Vashti’s journey to her son is one of the more affecting parts of the story. She has been holed up in her room for so long that small things shock and upset her. There’s a whole new etiquette for personal interactions and Forster’s brave new world morphs into something bizarre when it becomes clear how much of the human experience Vashti’s society has given over to the Machine. Her fear of “direct experience” is mentioned a couple of times and makes the point well. I can write-off some mechanics of Forster’s future world as impossible or ludicrous, but there’s no denying that the Internet’s anonymity makes some experiences easier. It’s not hard to imagine people retreating farther and farther into an online world, even if no one ever builds a giant underground honeycomb.

There are so many clever details as the story winds to its conclusion that I spent most of the time marveling that it was written in 1909. “The Machine Stops” isn’t subtle in the least, but its incredible relevance more than 100 years after its writing boosts it over some other staples of dystopian lit—Brave New World, for example, which seemed to be aging badly the last time I picked it up.

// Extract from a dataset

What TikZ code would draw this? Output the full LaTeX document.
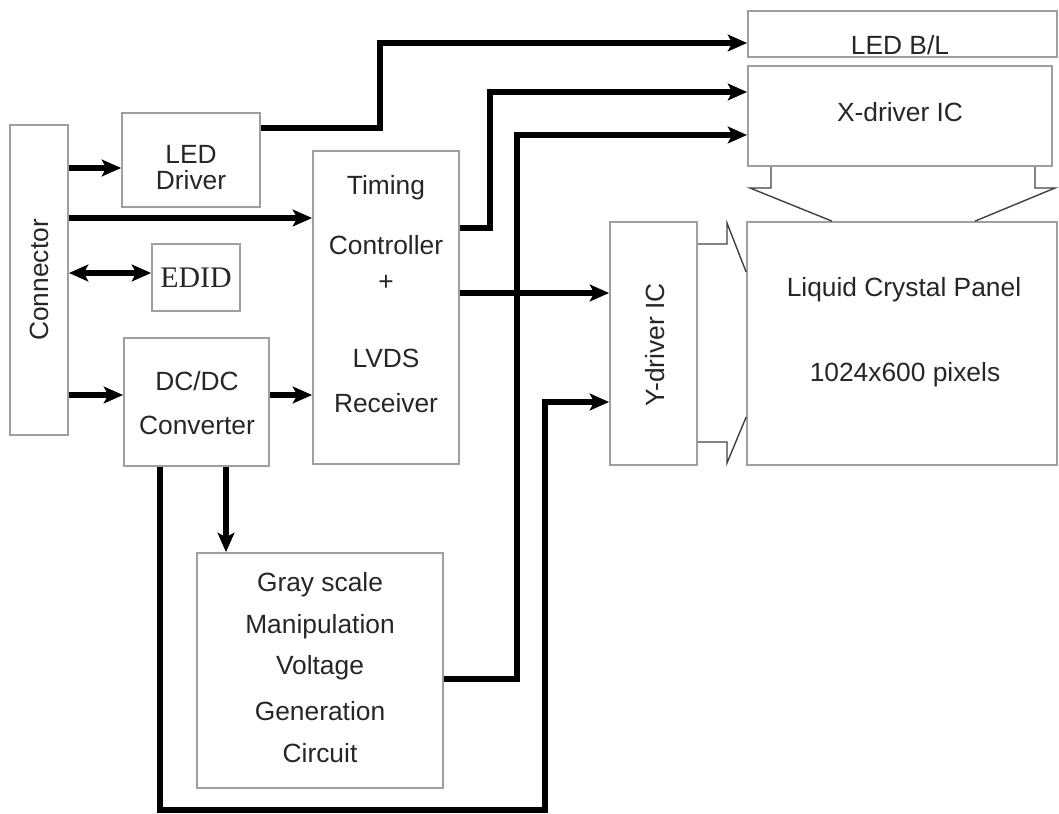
\documentclass[tikz,border=0pt]{standalone}
\usepackage{fontspec}
\setmainfont{Liberation Sans}
\newfontfamily\edidfont{Liberation Serif}
\usetikzlibrary{arrows.meta,positioning}

\begin{document}
\begin{tikzpicture}[x=0.02cm, y=-0.02cm,
  box/.style={draw=gray!75, line width=1pt, inner sep=0pt},
  txt/.style={font=\fontsize{15}{17}\selectfont, text=black!85, inner sep=0pt},
  conn/.style={line width=3.4pt, -{Stealth[length=11pt,width=9.5pt,inset=2.5pt]}},
  dconn/.style={line width=3.4pt, {Stealth[length=11pt,width=9.5pt,inset=2.5pt]}-{Stealth[length=11pt,width=9.5pt,inset=2.5pt]}},
  flap/.style={draw=black!75, line width=0.8pt}]
\useasboundingbox (0,0) rectangle (1059,814);

% Blocks
\node[box, minimum width=1.16cm, minimum height=6.2cm] (con) at (39,280) {};
\node[box, minimum width=2.76cm, minimum height=1.88cm] (ldrv) at (191,160) {};
\node[box, minimum width=1.76cm, minimum height=1.34cm] (edid) at (196,277.5) {};
\node[box, minimum width=2.9cm, minimum height=2.56cm] (dc) at (196.5,402) {};
\node[box, minimum width=2.92cm, minimum height=6.26cm] (tc) at (386,307.5) {};
\node[box, minimum width=4.92cm, minimum height=4.7cm] (gs) at (320,670.5) {};
\node[box, minimum width=1.74cm, minimum height=4.86cm] (yd) at (653.5,343.5) {};
\node[box, minimum width=6.2cm, minimum height=4.86cm] (pn) at (902,343.5) {};
\node[box, minimum width=6.08cm, minimum height=2.0cm] (xd) at (900,116) {};
\node[box, minimum width=6.18cm, minimum height=0.92cm] (bl) at (902.5,34) {};

% Texts
\node[txt, rotate=90] (conT) at (con) {Connector};
\node[txt] (ldrvA) at (191,154) {LED};
\node[txt] (ldrvB) at (191,180) {Driver};
\node[txt, font=\edidfont\fontsize{17}{19}\selectfont] (edidT) at (edid) {EDID};
\node[txt] (dcA) at (197,381) {DC/DC};
\node[txt] (dcB) at (197,425) {Converter};
\node[txt] (tcA) at (386,188) {Timing};
\node[txt] (tcB) at (386,245) {Controller};
\node[txt] (tcC) at (386,283) {+};
\node[txt] (tcD) at (386,358) {LVDS};
\node[txt] (tcE) at (386,403) {Receiver};
\node[txt] (gsA) at (320,585) {Gray scale};
\node[txt] (gsB) at (320,627) {Manipulation};
\node[txt] (gsC) at (320,668) {Voltage};
\node[txt] (gsD) at (320,711) {Generation};
\node[txt] (gsE) at (320,753) {Circuit};
\node[txt, rotate=90] (ydT) at (655,345) {Y-driver IC};
\node[txt] (pnA) at (904,290) {Liquid Crystal Panel};
\node[txt] (pnB) at (905,375) {1024x600 pixels};
\node[txt] (xdT) at (900,112) {X-driver IC};
\node[txt] (blT) at (900,45) {LED B/L};

% Connector side
\draw[conn] (con.east |- 0,168) -- (ldrv.west |- 0,168);
\draw[conn] (con.east |- 0,218) -- (tc.west |- 0,218);
\draw[dconn] (con.east |- 0,273) -- (edid.west |- 0,273);
\draw[conn] (con.east |- 0,395) -- (dc.west |- 0,395);
\draw[conn] (dc.east |- 0,395) -- (tc.west |- 0,395);

% To the drivers
\draw[conn] (ldrv.east |- 0,128) -| (380,43) -- (bl.west |- 0,43);
\draw[conn] (tc.east |- 0,228) -| (490,92) -- (xd.west |- 0,92);
\draw[conn] (gs.east |- 0,679) -| (517,135) -- (xd.west |- 0,135);
\draw[conn] (tc.east |- 0,293) -- (yd.west |- 0,293);
\draw[conn] (dc.south -| 160,0) |- (545,810) |- (yd.west |- 0,402);
\draw[conn] (dc.south -| 226,0) -- (gs.north -| 226,0);

% Driver outputs to panel
\draw[flap] (xd.south -| 771,0) -- (771,188) -- (750,188) -- (pn.north -| 832,0);
\draw[flap] (xd.south -| 1035,0) -- (1035,188) -- (1055,188) -- (pn.north -| 975,0);
\draw[flap] (yd.east |- 0,244) -- (727,244) -- (727,223) -- (pn.west |- 0,272);
\draw[flap] (yd.east |- 0,442) -- (727,442) -- (727,463) -- (pn.west |- 0,417);
\end{tikzpicture}
\end{document}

If you’d like to read the full story, here’s a link to the first chapter (out of three). It’s a quick read, but it’ll require you to spend more time on the Internet. As long as you talk to one person irl afterwards or step outside, everything should be alright.

Next up: “The Dinosaurs on Other Planets” by Danielle McLaughlin

4 thoughts on “Sunday Short: The Machine Stops by E.M. Forster”

  1. This one made me want to switch off all my tech and go outside to look at the stars. By virtue of the fact that I’m here, you can tell I didn’t… 😉

    1. Run! It’s not too late! 🙂

      I felt a little weird running straight to the Internet with my opinions afterward. It’s a good thing I don’t have a podcast, it would have felt too much like Vashti’s lecture series.